Material
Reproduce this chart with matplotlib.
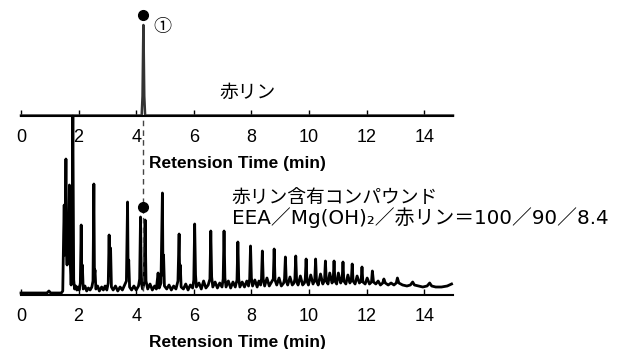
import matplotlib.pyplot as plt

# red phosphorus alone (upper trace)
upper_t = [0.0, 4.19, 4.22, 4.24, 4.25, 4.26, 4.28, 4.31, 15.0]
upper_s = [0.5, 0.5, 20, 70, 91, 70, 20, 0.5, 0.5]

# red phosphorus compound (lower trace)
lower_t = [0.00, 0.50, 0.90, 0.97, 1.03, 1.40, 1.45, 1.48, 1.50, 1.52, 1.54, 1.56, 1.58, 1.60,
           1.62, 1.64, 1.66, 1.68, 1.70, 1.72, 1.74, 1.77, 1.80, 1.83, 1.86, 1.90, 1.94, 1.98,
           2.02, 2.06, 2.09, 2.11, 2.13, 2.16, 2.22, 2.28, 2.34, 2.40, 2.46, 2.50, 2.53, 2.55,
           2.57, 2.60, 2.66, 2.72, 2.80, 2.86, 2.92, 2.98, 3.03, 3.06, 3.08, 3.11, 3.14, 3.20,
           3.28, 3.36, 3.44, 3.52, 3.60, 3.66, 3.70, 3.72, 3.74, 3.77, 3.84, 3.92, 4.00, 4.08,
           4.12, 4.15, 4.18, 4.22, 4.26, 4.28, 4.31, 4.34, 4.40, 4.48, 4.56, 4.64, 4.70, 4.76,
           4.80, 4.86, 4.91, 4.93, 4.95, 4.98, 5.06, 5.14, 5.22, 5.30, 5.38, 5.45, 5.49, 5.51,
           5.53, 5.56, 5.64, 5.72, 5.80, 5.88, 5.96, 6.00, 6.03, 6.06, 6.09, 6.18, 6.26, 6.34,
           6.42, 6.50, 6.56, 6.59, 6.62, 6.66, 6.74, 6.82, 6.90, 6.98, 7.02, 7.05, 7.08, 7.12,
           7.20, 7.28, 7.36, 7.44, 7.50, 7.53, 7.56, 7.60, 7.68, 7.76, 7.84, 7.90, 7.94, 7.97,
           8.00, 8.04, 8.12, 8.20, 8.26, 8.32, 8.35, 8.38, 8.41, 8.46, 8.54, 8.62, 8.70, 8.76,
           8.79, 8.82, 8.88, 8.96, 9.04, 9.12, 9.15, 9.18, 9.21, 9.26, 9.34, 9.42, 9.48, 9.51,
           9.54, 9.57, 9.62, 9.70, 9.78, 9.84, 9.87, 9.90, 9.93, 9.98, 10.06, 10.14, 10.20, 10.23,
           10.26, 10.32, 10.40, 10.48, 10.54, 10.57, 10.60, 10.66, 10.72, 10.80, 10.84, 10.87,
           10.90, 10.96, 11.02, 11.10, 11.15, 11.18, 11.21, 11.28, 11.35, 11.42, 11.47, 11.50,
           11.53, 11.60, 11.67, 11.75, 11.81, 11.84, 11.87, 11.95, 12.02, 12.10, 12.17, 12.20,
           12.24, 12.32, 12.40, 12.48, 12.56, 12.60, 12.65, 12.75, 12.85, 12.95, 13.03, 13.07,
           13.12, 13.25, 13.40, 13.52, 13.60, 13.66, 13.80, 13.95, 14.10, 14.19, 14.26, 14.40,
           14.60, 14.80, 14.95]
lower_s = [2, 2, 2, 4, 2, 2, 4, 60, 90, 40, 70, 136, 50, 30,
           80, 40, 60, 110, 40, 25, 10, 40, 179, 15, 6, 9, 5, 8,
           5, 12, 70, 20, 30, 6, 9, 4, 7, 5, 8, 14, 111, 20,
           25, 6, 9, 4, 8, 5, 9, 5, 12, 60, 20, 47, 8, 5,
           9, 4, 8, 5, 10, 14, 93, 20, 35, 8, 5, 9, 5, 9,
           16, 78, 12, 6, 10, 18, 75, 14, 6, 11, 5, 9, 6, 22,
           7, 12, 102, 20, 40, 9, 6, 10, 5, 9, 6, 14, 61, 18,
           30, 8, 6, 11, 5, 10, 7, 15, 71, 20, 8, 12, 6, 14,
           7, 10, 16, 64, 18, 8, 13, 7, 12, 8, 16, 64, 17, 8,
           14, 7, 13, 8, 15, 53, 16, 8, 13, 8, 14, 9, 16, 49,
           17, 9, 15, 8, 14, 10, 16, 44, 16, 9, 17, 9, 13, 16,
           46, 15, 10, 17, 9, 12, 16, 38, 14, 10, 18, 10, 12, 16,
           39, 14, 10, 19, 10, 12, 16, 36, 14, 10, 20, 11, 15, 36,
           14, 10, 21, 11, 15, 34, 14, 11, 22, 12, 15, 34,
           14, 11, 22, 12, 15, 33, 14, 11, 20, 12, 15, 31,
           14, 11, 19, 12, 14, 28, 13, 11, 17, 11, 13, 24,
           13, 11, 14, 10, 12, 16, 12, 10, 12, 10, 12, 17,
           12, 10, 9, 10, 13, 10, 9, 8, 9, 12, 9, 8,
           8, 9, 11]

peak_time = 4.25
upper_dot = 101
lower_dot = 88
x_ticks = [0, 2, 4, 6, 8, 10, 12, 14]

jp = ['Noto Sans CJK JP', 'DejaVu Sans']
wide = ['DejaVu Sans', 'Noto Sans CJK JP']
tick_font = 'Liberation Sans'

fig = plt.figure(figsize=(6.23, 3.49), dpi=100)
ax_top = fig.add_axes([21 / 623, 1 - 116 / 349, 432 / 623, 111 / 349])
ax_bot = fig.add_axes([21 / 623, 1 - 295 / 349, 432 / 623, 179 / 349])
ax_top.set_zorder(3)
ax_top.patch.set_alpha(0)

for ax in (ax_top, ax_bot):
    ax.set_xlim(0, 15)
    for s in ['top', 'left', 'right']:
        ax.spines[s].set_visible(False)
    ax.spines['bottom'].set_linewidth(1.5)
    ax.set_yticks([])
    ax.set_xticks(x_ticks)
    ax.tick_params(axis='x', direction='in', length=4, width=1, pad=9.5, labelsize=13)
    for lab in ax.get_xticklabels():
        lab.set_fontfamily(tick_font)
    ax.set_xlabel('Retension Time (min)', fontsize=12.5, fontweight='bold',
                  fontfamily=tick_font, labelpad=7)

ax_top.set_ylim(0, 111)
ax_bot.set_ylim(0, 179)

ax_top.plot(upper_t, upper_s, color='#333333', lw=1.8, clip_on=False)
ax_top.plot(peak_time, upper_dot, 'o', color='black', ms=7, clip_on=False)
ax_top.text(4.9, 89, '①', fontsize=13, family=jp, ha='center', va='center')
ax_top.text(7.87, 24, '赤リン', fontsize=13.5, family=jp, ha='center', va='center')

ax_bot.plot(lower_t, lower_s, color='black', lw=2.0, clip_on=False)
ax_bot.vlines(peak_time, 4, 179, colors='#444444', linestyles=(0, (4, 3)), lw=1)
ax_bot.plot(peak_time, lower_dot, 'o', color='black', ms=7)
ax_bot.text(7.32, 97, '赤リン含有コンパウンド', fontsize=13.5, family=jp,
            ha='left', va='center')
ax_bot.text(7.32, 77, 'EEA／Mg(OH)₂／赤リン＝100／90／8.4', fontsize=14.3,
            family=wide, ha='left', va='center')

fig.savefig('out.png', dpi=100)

Task description
Leave out the pictures, then repeat the listing above exactly from its first line to the line with "upper_s = [0.5, 0.5, 20, 70, 91, 70, 20, 0.5, 0.5]", inclusive.

Written response
Reproduce this chart with matplotlib.
import matplotlib.pyplot as plt

# red phosphorus alone (upper trace)
upper_t = [0.0, 4.19, 4.22, 4.24, 4.25, 4.26, 4.28, 4.31, 15.0]
upper_s = [0.5, 0.5, 20, 70, 91, 70, 20, 0.5, 0.5]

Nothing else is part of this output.